Groupe d’éducation populaire engagé dans la lutte pour une meilleure justice sociale, le Carrefour d’animation et de participation à un monde ouvert est largement impliquée dans la campagne. Son coordonnateur, Yves Carrier, pense que la hausse du salaire minimum serait bénéfique pour l’entrepreneur qui agrandira son marché.
François Meunier présente des divergences avec ces affirmations. Selon lui, les habitudes de consommation n’augmenteront pas nécessairement vu que la restauration n’est pas un service essentiel même s’il reconnait que les gens iront moins au restaurant s’ils ont moins d’argent dans les poches. Le marché de la restauration à Québec a cependant certaines particularités en tant que ville où les restaurants à service sont particulièrement présents.
Des craintes trop chiffrées et alarmistes?
Sylvie Morel est économiste et professeure au Département des relations industrielles de l’Université Laval. La professeure estime que plusieurs études se sont trop concentrées sur l’aspect quantitatif des conséquences possibles d’un salaire minimum à 15$ de l’heure.
« On ne prend pas assez en compte les éléments qualitatifs. Le salaire est un indicatif très important de la qualité de l’emploi. Un entrepreneur qui regarde ses coûts c’est normal, il est orientée vers ses propres affaires à lui à l’intérieur de son entreprise, mais il y a plus que ça. ». Selon Sylvie Morel, il faut regarder un ensemble de facteurs concernant la hausse des salaires qui dépassent une simple question de chiffre :« Il faut aller au-delà d’une vision de l’entreprise immédiate, quand on examine la détermination de l’emploi, la personne qui est à la fois un salarié, un client et un payeur de taxes, il faut une vision qui permet de comprendre l’ensemble de ces choses. Tout ça, c’est pas mal plus compliqué que de calculer des chiffres liés aux coûts et bénéfices potentiels d’une entreprises par rapport à une hausse des salaires. »
La question de la hausse du salaire minimum a souvent été débattue à travers l’histoire rappelle l’économiste. « Plusieurs débats ont eu lieu sur cette question. Ça été une mesure souvent envisagé pour contrer la pauvreté. On l’oublie souvent aussi, mais historiquement, les employeurs ont débattu du salaire minimum pour réguler la concurrence. ». Les législations sur le salaire minimum auraient aussi permis de rationnaliser les conditions de travail. « Il y avait des employeurs qui allaient au-delà des analyses quantitatives liées aux coûts et bénéfices de leur entreprise et pensaient davantage de manière globale », raconte-t-elle. Il faut que les entrepreneurs évitent d’être trop pessimistes et d’aller aux scénarios les plus dommageable selon leur point vue, explique Sylvie Morel.

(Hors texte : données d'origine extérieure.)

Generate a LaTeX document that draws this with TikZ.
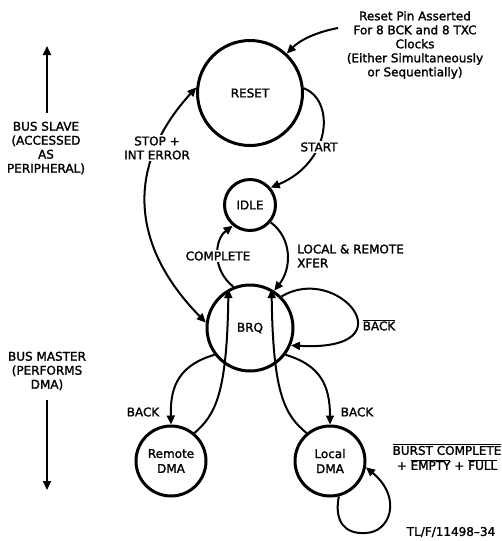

Pour l’instant, les restaurateurs rencontrés tentent de faire avec la situation actuelle de l’économie puisque malgré une mobilisation, le gouvernement n’a pas annoncé une hausse rapide à court terme du salaire minimum à 15$ de l’heure.
« L’augmentation de salaire, c’est comme l’augmentation du taux de l’inflation. On fait avec. Personnellement, j’offre une augmentation de salaire à mes employés qui le méritent », affirme Jason Jodoin, directeur général du Bureau de poste.